Quando olhamos para tudo que está acontecendo no Rio Grande do Sul e em tantas outras partes do planeta ao mesmo tempo, é difícil não pensar que já estamos vivendo bem depois do fim dos “prazos” climáticos. Mas o que significa uma previsão em uma estrutura viva como o planeta Terra? A previsão deveria nos fazer visualizar um pior cenário e nos preparar para rotas de mudança. Mas tragédias anunciadas de todo tipo nos mostram que estamos caminhando mais rápido do que esperávamos para uma vida de refugiados climáticos.
No entanto, ainda parecemos sofrer coletivamente de algum tipo de dissonância temporal, uma espécie de procrastinação climática, que nos faz crer que a emergência climática está sempre localizada em um tempo futuro.
Mas e se já estivermos muito depois de qualquer prazo?
Talvez a dificuldade em lidar com a emergência climática esteja conectada com a falta de um inimigo comum personalizado (bilionários, capitalismo, colonialismo - tudo muito “grande”) ao qual podemos nos “rebelar” contra e também por nossa cumplicidade com esse sistema capitalista extrativista que segue causando tanta morte e destruição.
Hoje mais cedo, escutei o filósofo Bayo Akomolafe falar sobre ao espiral da morte das formigas. Essas formigas seguem, através do olfato, trilhas precisas em busca de comida, e quando encontram soltam um feromônio, que serve como orientação para as outras. Quando esse mecanismo biológico falha e uma formiga libera o feromônio sem ter realmente encontrado comida, todas começam a girar até a morte por exaustão. Elas estavam na verdade, andando em círculos o tempo todo.
Estamos como essas formigas diante da emergência climática. Precisamos não só de muito investimento financeiro destinado para evitar as catástrofes previstas especialmente no Sul Global, mas também de um trabalho coletivo para uma imaginação radical de outros modos de nos organizarmos.

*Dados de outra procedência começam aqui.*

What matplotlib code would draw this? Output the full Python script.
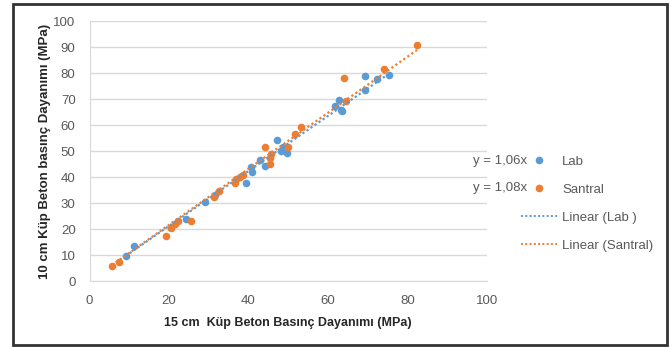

Arquitetos e urbanistas estão sendo convocados para reconstruir as cidades destruídas no Sul. Mas qual será o plano? Como integrar conceitos como bioconstrução, biomimética e biofilia na reconstrução dessas cidades? Como fortalecer as infraestruturas locais, criar hortas locais e ciclovias? Se as cidades foram construídas, em sua maioria, numa lógica patriarcal e branca, como criar agora cidades que sejam refúgios para humanos e mais que humanos de todos os tipos? Como preservar os corredores ecológicos e preservar a biodiversidade local? Como ser ativista climático da reconstrução?
Penso que ser ativista nesse século não deveria ser opção, ser ativista deveria ser sinônimo de trabalhar para que a vida continue existindo neste planeta, em qualquer profissão que você exerça, para que a gente tenha espaço coletivo para lidar com todo o luto que já estamos enfrentando, para que a gente tenha força coletiva para desarmar qualquer outro tipo de guerra que desvie os focos da trincheira climática do nosso tempo.
Junto com Donna Haraway, penso que precisamos focar nas recuperações parciais possíveis, fazendo delas nosso trabalho de vida. Nada é pequeno demais para ser feito. Para fora da espiral da morte do neoliberalismo, o que ainda podemos ver? Quantos seres mais que humanos encontramos a cada dia? O quanto a nossa vida, mesmo diante de tanta queda de céu nos é sustentada pelo sol, pelo solo, pelas árvores, pelos povos da floresta? Tornar essa percepção do milagre que é estar vivo agora como respiro para nosso ativismo diário.